I have a problem with controller-manager and scheduler not responding, that is not related to github issues I've found (rancher#11496, azure#173, …)
Two days ago we had a memory overflow by one POD on one Node in our 3-node HA cluster. After that rancher webapp was not accessible, we found the compromised pod and scaled it to 0 over kubectl. But that took some time, figuring everything out.
Since then rancher webapp is working properly, but there are continuous alerts from controller-manager and scheduler not working. Alerts are not consist, sometimes they are both working, some times their health check urls are refusing connection.
controller-manager Unhealthy Get dial tcp connect: connection refused
scheduler Healthy ok
etcd-0 Healthy {"health": "true"}
etcd-2 Healthy {"health": "true"}
etcd-1 Healthy {"health": "true"}
Restarting controller-manager and scheduler on compromised Node hasn’t been effective. Even reloading all of the components with
docker restart kube-apiserver kubelet kube-controller-manager kube-scheduler kube-proxy
wasn’t effective either.
Can someone please help me figure out the steps towards troubleshooting and fixing this issue without downtime on running containers?
Nodes are hosted on DigitalOcean on servers with 4 Cores and 8GB of RAM each (Ubuntu 16, Docker 17.03.3).
Thanks in advance !
The first area to look at would be your logs... Can you export the following logs and attach them?

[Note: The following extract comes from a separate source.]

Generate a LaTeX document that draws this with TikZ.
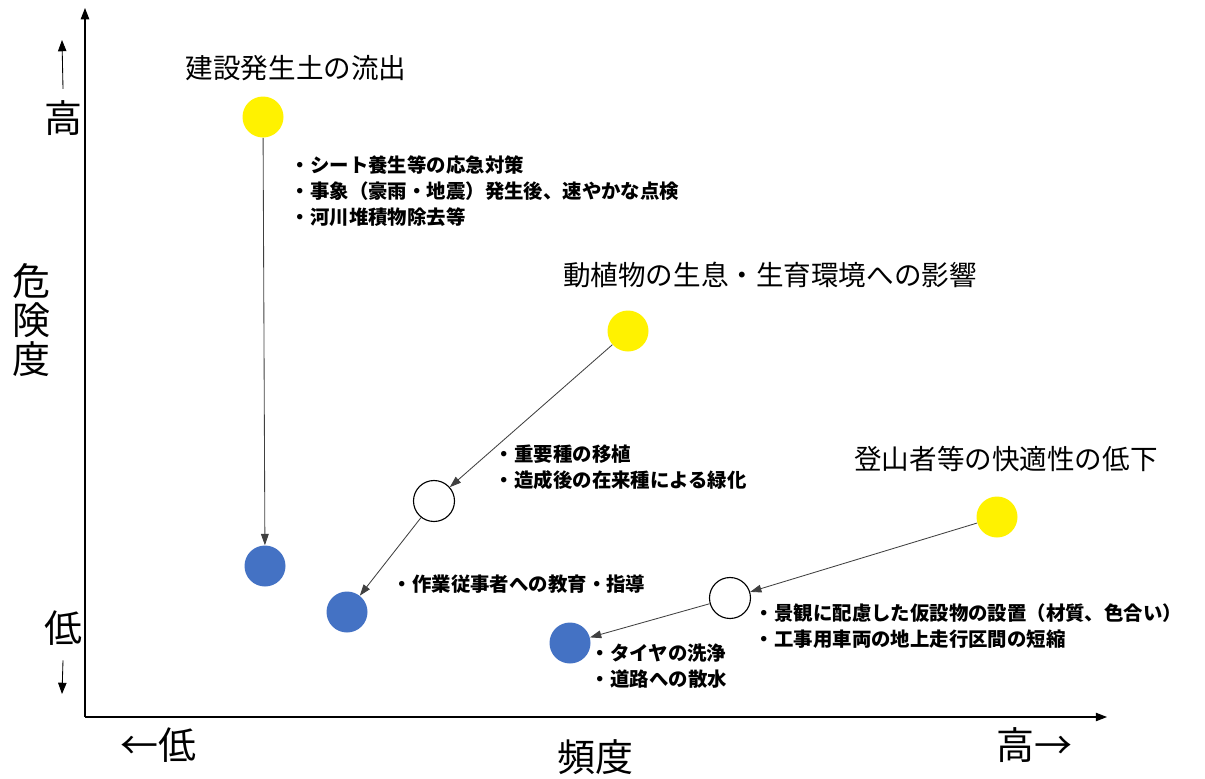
\documentclass[tikz,border=0pt]{standalone}
\usepackage{fontspec}
\setmainfont{Noto Sans CJK JP}
\usetikzlibrary{arrows.meta}
\definecolor{riskyellow}{RGB}{255, 242, 0}
\definecolor{riskblue}{RGB}{68, 114, 196}

\begin{document}
\begin{tikzpicture}[
    x=0.025cm, y=-0.025cm,
    dot/.style={circle, minimum size=41*0.025cm, inner sep=0pt},
    hi/.style={dot, fill=riskyellow},
    mid/.style={dot, draw, thick, fill=white},
    lo/.style={dot, fill=riskblue},
    ttl/.style={font=\fontsize{19.6}{22}\selectfont, anchor=center},
    note/.style={font=\fontsize{13.8}{18.5}\selectfont\bfseries, align=left, anchor=west},
    big/.style={font=\fontsize{27}{28}\selectfont},
    arr/.style={-{Triangle[length=8pt, width=5.5pt]}, draw=black!75, line width=0.6pt},
    ax/.style={-{Triangle[length=8pt, width=6pt]}, line width=0.8pt}
]
    \useasboundingbox (0,0) rectangle (1205,778);

    % axes
    \coordinate (o) at (85,717);
    \coordinate (ytop) at (85,8);
    \coordinate (xend) at (1107,717);
    \draw[ax] (o) -- (ytop);
    \draw[ax] (o) -- (xend);

    % axis labels
    \node[big] (yhi) at (63,118) {高};
    \node[big] (ylo) at (63,628) {低};
    \coordinate (uptop) at (62,40);
    \coordinate (dnbot) at (62,694);
    \draw[ax, line width=0.6pt] ([yshift=-8pt]yhi.north) ++(0,-18) coordinate (upbase) -- (uptop);
    \draw[ax, line width=0.6pt] (ylo.south) ++(0,10) coordinate (dnbase) -- (dnbot);
    \node[big, align=center] (risk) at (31,320) {危\\険\\度};
    \node[big] (xlo) at (158,745) {←低};
    \node[big] (freq) at (595,757) {頻度};
    \node[big] (xhi) at (1034,745) {高→};

    % soil run-off
    \node[ttl] (t1) at (296,68) {建設発生土の流出};
    \node[hi] (y1) at (263,117) {};
    \node[lo] (b1) at (265,566) {};
    \draw[arr] (y1) -- (b1);
    \node[note] (n1) at (286,191) {・シート養生等の応急対策\\・事象（豪雨・地震）発生後、速やかな点検\\・河川堆積物除去等};

    % fauna and flora
    \node[ttl] (t2) at (770,275) {動植物の生息・生育環境への影響};
    \node[hi] (y2) at (628,331) {};
    \node[mid] (w2) at (434,501) {};
    \node[lo] (b2) at (347,612) {};
    \draw[arr] (y2) -- (w2);
    \draw[arr] (w2) -- (b2);
    \node[note] (n2) at (490,467) {・重要種の移植\\・造成後の在来種による緑化};
    \node[note] (n2b) at (388,584) {・作業従事者への教育・指導};

    % hikers
    \node[ttl] (t3) at (1006,459) {登山者等の快適性の低下};
    \node[hi] (y3) at (997,517) {};
    \node[mid] (w3) at (730,598) {};
    \node[lo] (b3) at (570,643) {};
    \draw[arr] (y3) -- (w3);
    \draw[arr] (w3) -- (b3);
    \node[note] (n3) at (750,626) {・景観に配慮した仮設物の設置（材質、色合い）\\・工事用車両の地上走行区間の短縮};
    \node[note] (n3b) at (586,666) {・タイヤの洗浄\\・道路への散水};
\end{tikzpicture}
\end{document}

The controller manager is an endpoint, so you will need to do a "get endpoint". Can you run the following:
kubectl -n kube-system get endpoints kube-controller-manager
kubectl -n kube-system describe endpoints kube-controller-manager
kubectl -n kube-system get endpoints kube-controller-manager -o jsonpath='{.metadata.annotations.control-plane\.alpha\.kubernetes\.io/leader}'